My boyfriend is a spastic, annoying drunk. I'm not happy at all. Tonight(when he got home drunk from meeting with his pal L., very much breaking the promises we'd made about going easy on the beer these days, and with very good reason), Leo nearly set our house on fire. And I don't mean in a sexy way.
How? You ask. Well, by inexplicably deciding it'd be a great idea to place a plastic lid beneath the grill, turn it on and leave it to melt while he passed out on the sofa. Luckily my intuition (or more so, the hankering for a cup of tea) drew me out of my room and into the kitchen at the opportune time to discover and avert said disaster in the making.

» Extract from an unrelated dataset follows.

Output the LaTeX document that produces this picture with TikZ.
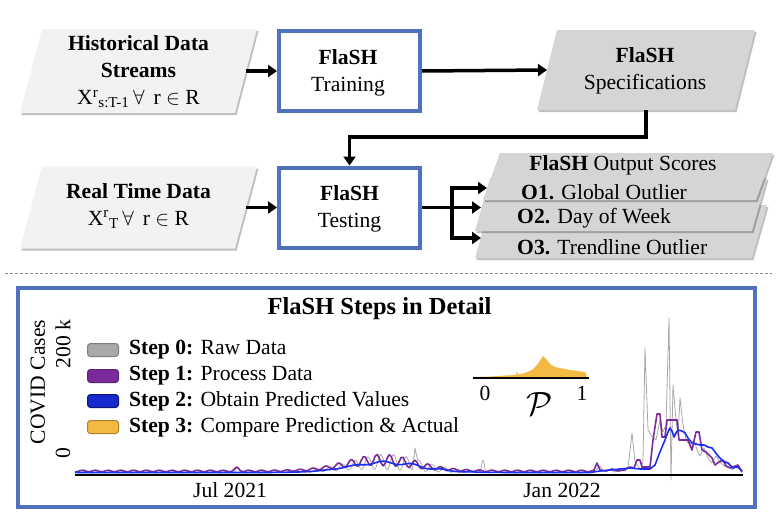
\documentclass[tikz,border=0pt]{standalone}
\usepackage{fontspec}
\usepackage{graphicx}
\setmainfont{Liberation Serif}
\usetikzlibrary{shadows,arrows.meta,calc}
\definecolor{bbox}{HTML}{4F71BE}
\definecolor{ingray}{HTML}{F2F2F2}
\definecolor{spgray}{HTML}{D5D5D5}
\definecolor{rawgray}{HTML}{A8A8A8}
\definecolor{purp}{HTML}{7B2A9C}
\definecolor{bluel}{HTML}{1A30F0}
\definecolor{gold}{HTML}{F4B942}
\newcommand{\paral}[3]{%
  \fill[#3, shad] ($(#1.south west)+(-#2/2,0)$) -- ($(#1.south east)+(-#2/2,0)$)
    -- ($(#1.north east)+(#2/2,0)$) -- ($(#1.north west)+(#2/2,0)$) -- cycle;}
\begin{document}
\begin{tikzpicture}[x=1pt,y=-1pt,
  declare function={g(\u,\c,\w)=exp(-min(abs((\u-\c)/\w),4)*min(abs((\u-\c)/\w),4));
                    wk(\u)=sin(28.125*mod(\u,12.8));},
  fnt/.style={font=\fontsize{21.6}{27}\selectfont},
  txt/.style={fnt, align=center, inner sep=0pt},
  shad/.style={drop shadow={shadow xshift=1.5pt, shadow yshift=-2pt, opacity=0.25, fill=black}},
  pbody/.style={rectangle, draw=none, inner sep=0pt, outer sep=0pt},
  procbox/.style={rectangle, draw=bbox, line width=4pt, fill=white, minimum width=141pt, minimum height=80pt, inner sep=0pt, shad},
  arr/.style={line width=3.5pt, -{Triangle[length=9pt,width=12pt]}},
  swatch/.style={rectangle, rounded corners=3pt, minimum width=31pt, minimum height=13pt, inner sep=0pt, line width=1pt},
  lgtext/.style={fnt, anchor=west, inner sep=0pt},
  lab/.style={fnt, inner sep=0pt}
]
\useasboundingbox (0,0) rectangle (778,514);

% ---------- top flow ----------
\node[pbody, minimum width=215pt, minimum height=84pt] (hist) at (138.5,71) {};
\paral{hist}{22}{ingray}
\node[txt] (histt) at (138.5,72) {\textbf{Historical Data}\\\textbf{Streams}\\X\textsuperscript{r}\textsubscript{s:T-1}\,$\forall$\, r $\in$ R};

\node[procbox] (train) at (349.5,71) {};
\node[txt] (traint) at (348,73) {\textbf{FlaSH}\\Training};

\node[pbody, minimum width=198pt, minimum height=80pt] (spec) at (646,70) {};
\paral{spec}{20}{spgray}
\node[txt] (spect) at (645,71) {\textbf{FlaSH}\\Specifications};

\node[pbody, minimum width=215pt, minimum height=82pt] (real) at (138.5,207.5) {};
\paral{real}{22}{ingray}
\node[txt] (realt) at (138.5,206) {\textbf{Real Time Data}\\X\textsuperscript{r}\textsubscript{T}\,$\forall$\, r $\in$ R};

\node[procbox] (test) at (349.5,207.5) {};
\node[txt] (testt) at (349.5,209) {\textbf{FlaSH}\\Testing};

% output score stack
\node[pbody, minimum width=277pt, minimum height=53pt] (out3) at (621,231.5) {};
\paral{out3}{15}{spgray}
\node[pbody, minimum width=277pt, minimum height=53pt] (out2) at (621,204.5) {};
\paral{out2}{15}{spgray}
\node[pbody, minimum width=273pt, minimum height=47pt] (out1) at (628,176.5) {};
\paral{out1}{17}{spgray}
\node[txt] (outt) at (623,165) {\textbf{FlaSH} Output Scores};
\node[txt, anchor=west] (o1t) at (521,192.5) {\textbf{O1.} Global Outlier};
\node[txt, anchor=west] (o2t) at (517,218) {\textbf{O2.} Day of Week};
\node[txt, anchor=west] (o3t) at (517,247) {\textbf{O3.} Trendline Outlier};

% connectors
\draw[arr] (hist.east) -- (train.west);
\draw[arr] (train.east) -- (spec.west);
\draw[arr] (real.east) -- (test.west);
\draw[arr] (spec.south) -- ++(0,27) -| (test.north);
\coordinate (br) at (452,207.5);
\coordinate (o1in) at (487,188);
\coordinate (o2in) at (481,207.5);
\coordinate (o3in) at (481,238);
\draw[arr] (test.east) -- (o2in);
\draw[arr] (br) |- (o1in);
\draw[arr] (br) |- (o3in);

% separator
\coordinate (sepL) at (5,273);
\coordinate (sepR) at (772,273);
\draw[rawgray!80!black, line width=0.8pt, dash pattern=on 3pt off 2pt] (sepL) -- (sepR);

% ---------- detail panel ----------
\node[rectangle, draw=bbox, line width=4pt, fill=white, minimum width=737pt, minimum height=219pt, shad] (detail) at (386.5,397.5) {};
\node[font=\fontsize{24.5}{28}\selectfont\bfseries, inner sep=0pt] (title) at (379.5,309) {FlaSH Steps in Detail};

\node[lab, rotate=90] (ylab) at (38,382) {COVID Cases};
\node[lab, rotate=90] (y200) at (63,344) {200 k};
\node[lab, rotate=90] (y0) at (63,453) {0};

% legend
\node[swatch, fill=rawgray, draw=rawgray!75!black] (sw0) at (103,350) {};
\node[swatch, fill=purp, draw=purp!75!black] (sw1) at (103,376) {};
\node[swatch, fill=bluel!85!black, draw=bluel!50!black] (sw2) at (103,401) {};
\node[swatch, fill=gold, draw=gold!70!black] (sw3) at (103,427) {};
\node[lgtext] (lg0) at (129,350) {\textbf{Step 0:} Raw Data};
\node[lgtext] (lg1) at (129,376) {\textbf{Step 1:} Process Data};
\node[lgtext] (lg2) at (129,401) {\textbf{Step 2:} Obtain Predicted Values};
\node[lgtext] (lg3) at (129,427) {\textbf{Step 3:} Compare Prediction \& Actual};

% inset distribution
\fill[gold] (473,378) -- (473,377) -- (490,376.5) -- (505,375.5) -- (516,375) -- (517,371) -- (518,374.5)
  -- (525,373) -- (532,370) -- (537,365) -- (541,359) -- (543,356) -- (546,359) -- (550,364)
  -- (555,367) -- (560,368) -- (565,369) -- (570,370) -- (578,371) -- (584,372) -- (586,373) -- (587,378) -- cycle;
\coordinate (inL) at (473,378);
\coordinate (inR) at (589,378);
\draw[line width=2pt] (inL) -- (inR);
\node[lab] (p0) at (485,393) {0};
\node[lab] (p1) at (582,393) {1};
\node[inner sep=0pt] (pp) at (540,404) {\scalebox{1.35}{\fontsize{24}{26}\selectfont$\mathcal{P}$}};

% time series
\draw[rawgray, line width=0.8pt, line join=round]
  plot[domain=75:590, samples=360] (\x, {472 - 10*g(\x,385,50) + (1+7*g(\x,390,45))*wk(\x)
      - 20*g(\x,415,1.6) - 12*g(\x,483,1.6) - 6*g(\x,237,1.6)})
  -- (596,470) -- (600,466) -- (603,471) -- (610,470) -- (615,472) -- (620,469) -- (625,471) -- (628,468)
  -- (632,433) -- (635,462) -- (638,466) -- (641,470) -- (643,460) -- (645,348) -- (648,430) -- (652,436)
  -- (656,440) -- (660,420) -- (663,432) -- (666,425) -- (669,318) -- (671,480) -- (673,385) -- (676,420)
  -- (678,435) -- (680,398) -- (683,425) -- (686,440) -- (690,445) -- (694,440) -- (697,450) -- (700,456)
  -- (704,448) -- (708,458) -- (712,463) -- (716,456) -- (720,462) -- (724,466) -- (728,462) -- (732,470)
  -- (736,466) -- (740,470) -- (742,472);
\draw[purp, line width=1.6pt, line join=round]
  plot[domain=75:590, samples=260] (\x, {471 - 11*g(\x,380,50) + (0.8+5*g(\x,385,45))*wk(\x+4) - 3*g(\x,237,3)})
  -- (594,470) -- (597,463) -- (600,470) -- (606,471) -- (612,469) -- (618,471) -- (624,470) -- (630,467)
  -- (634,468) -- (637,460) -- (640,460) -- (642,467) -- (650,467) -- (653,440) -- (657,414) -- (660,414)
  -- (662,437) -- (665,437) -- (667,420) -- (677,420) -- (679,440) -- (688,440) -- (692,450) -- (696,432)
  -- (699,432) -- (702,450) -- (706,452) -- (709,455) -- (712,458) -- (715,465) -- (719,462) -- (723,460)
  -- (726,466) -- (730,468) -- (735,466) -- (738,465) -- (742,472);
\draw[bluel, line width=1.6pt, line join=round]
  plot[domain=75:590, samples=200] (\x, {472.5 - 10*g(\x,385,50) + 1.5*g(\x,400,50)*sin(12*\x)})
  -- (600,471) -- (610,470) -- (620,469) -- (630,468) -- (640,469) -- (650,469) -- (655,465) -- (658,457)
  -- (662,447) -- (665,440) -- (668,432) -- (670,428) -- (672,431) -- (674,437) -- (676,433) -- (678,430)
  -- (682,431) -- (685,433) -- (688,438) -- (692,443) -- (696,444) -- (700,445) -- (704,445) -- (708,447)
  -- (712,448) -- (715,452) -- (719,457) -- (723,461) -- (728,463) -- (733,468) -- (736,467) -- (738,467)
  -- (742,471);

\coordinate (axL) at (75,475);
\coordinate (axR) at (743,475);
\draw[line width=2pt] (axL) -- (axR);
\node[lab] (jul) at (230,490) {Jul 2021};
\node[lab] (jan) at (562,490) {Jan 2022};
\end{tikzpicture}
\end{document}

I sure tried to make Leo behold my utter disdain: by shaking him where he lay on the sofa. He was too far drunk though, and barely stirred. I was pretty annoyed, so I said he was an idiot (with girly slaps on the shoulders) for nearly killing us by trying to grill a plastic lid. And I asked him why he did it (which was kind of like asking why an INSANE person does anything). In response, he opened his eyes the barest amount he could muster and, between snoring, said: "That was recommended to me," before closing his eyes again and nearly rolling off the couch. Then, when I reiterated the situation to him a couple of hours later, he just scoffed and said: "Why would I put a lid on the grill?" Yeah. As if I just made it up, you jerk! And actually staged the whole thing by lightly browning it? What the hell? How can you dispute something like that!
On the evolutionary scale, this is an embarrassing low. I don't know how he's survived this long, honestly. Well, one thing's for sure: The plastic lid might have escaped a complete grilling, but Leo won't be so lucky tomorrow!